__Short exercise__: Return all of the data exactly as written, without the pictures.

=-=-=

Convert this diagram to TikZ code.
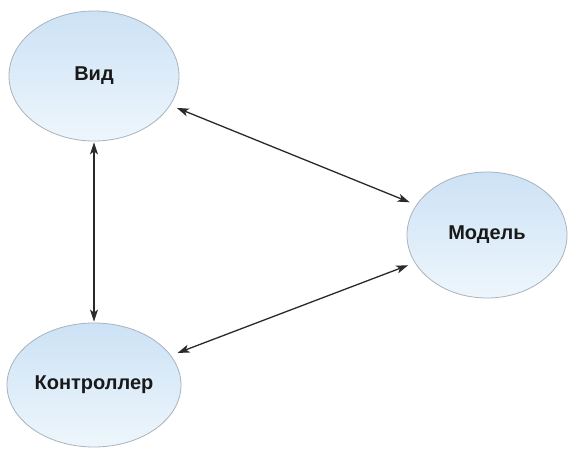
\documentclass[tikz,border=0pt]{standalone}
\usepackage{fontspec}
\setmainfont{Liberation Sans}
\usetikzlibrary{shapes.geometric,arrows.meta}
\definecolor{elltop}{HTML}{CCE2F5}
\definecolor{ellbot}{HTML}{EEF6FC}
\definecolor{ellline}{HTML}{A9B3BD}
\definecolor{arrcol}{HTML}{2A2A2A}
\tikzset{
  mvcnode/.style={ellipse, draw=ellline, line width=0.8pt, top color=elltop, bottom color=ellbot,
    inner sep=0pt, font=\fontsize{20}{23}\selectfont\bfseries, text=black!90},
  link/.style={{Stealth[length=12pt,width=8pt,inset=3pt]}-{Stealth[length=12pt,width=8pt,inset=3pt]}, draw=arrcol, line width=1.3pt}
}
\begin{document}
\begin{tikzpicture}[x=1pt,y=1pt]
\useasboundingbox (0,0) rectangle (570,450);
\fill[white] (0,0) rectangle (570,450);
\node[mvcnode, minimum width=170pt, minimum height=130pt] (vid) at (94,374) {Вид};
\node[mvcnode, minimum width=160pt, minimum height=126pt] (model) at (487,215) {Модель};
\node[mvcnode, minimum width=174pt, minimum height=124pt] (ctrl) at (94,65) {Контроллер};
\draw[link, shorten <=1pt, shorten >=1pt] (vid.south) -- (ctrl.north);
\draw[link, shorten <=7pt, shorten >=7pt] (vid.-21) -- (model.157);
\draw[link, shorten <=7pt, shorten >=7pt] (ctrl.21) -- (model.201);
\end{tikzpicture}
\end{document}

=-=-=

__Right answer__:
Convert this diagram to TikZ code.
\documentclass[tikz,border=0pt]{standalone}
\usepackage{fontspec}
\setmainfont{Liberation Sans}
\usetikzlibrary{shapes.geometric,arrows.meta}
\definecolor{elltop}{HTML}{CCE2F5}
\definecolor{ellbot}{HTML}{EEF6FC}
\definecolor{ellline}{HTML}{A9B3BD}
\definecolor{arrcol}{HTML}{2A2A2A}
\tikzset{
  mvcnode/.style={ellipse, draw=ellline, line width=0.8pt, top color=elltop, bottom color=ellbot,
    inner sep=0pt, font=\fontsize{20}{23}\selectfont\bfseries, text=black!90},
  link/.style={{Stealth[length=12pt,width=8pt,inset=3pt]}-{Stealth[length=12pt,width=8pt,inset=3pt]}, draw=arrcol, line width=1.3pt}
}
\begin{document}
\begin{tikzpicture}[x=1pt,y=1pt]
\useasboundingbox (0,0) rectangle (570,450);
\fill[white] (0,0) rectangle (570,450);
\node[mvcnode, minimum width=170pt, minimum height=130pt] (vid) at (94,374) {Вид};
\node[mvcnode, minimum width=160pt, minimum height=126pt] (model) at (487,215) {Модель};
\node[mvcnode, minimum width=174pt, minimum height=124pt] (ctrl) at (94,65) {Контроллер};
\draw[link, shorten <=1pt, shorten >=1pt] (vid.south) -- (ctrl.north);
\draw[link, shorten <=7pt, shorten >=7pt] (vid.-21) -- (model.157);
\draw[link, shorten <=7pt, shorten >=7pt] (ctrl.21) -- (model.201);
\end{tikzpicture}
\end{document}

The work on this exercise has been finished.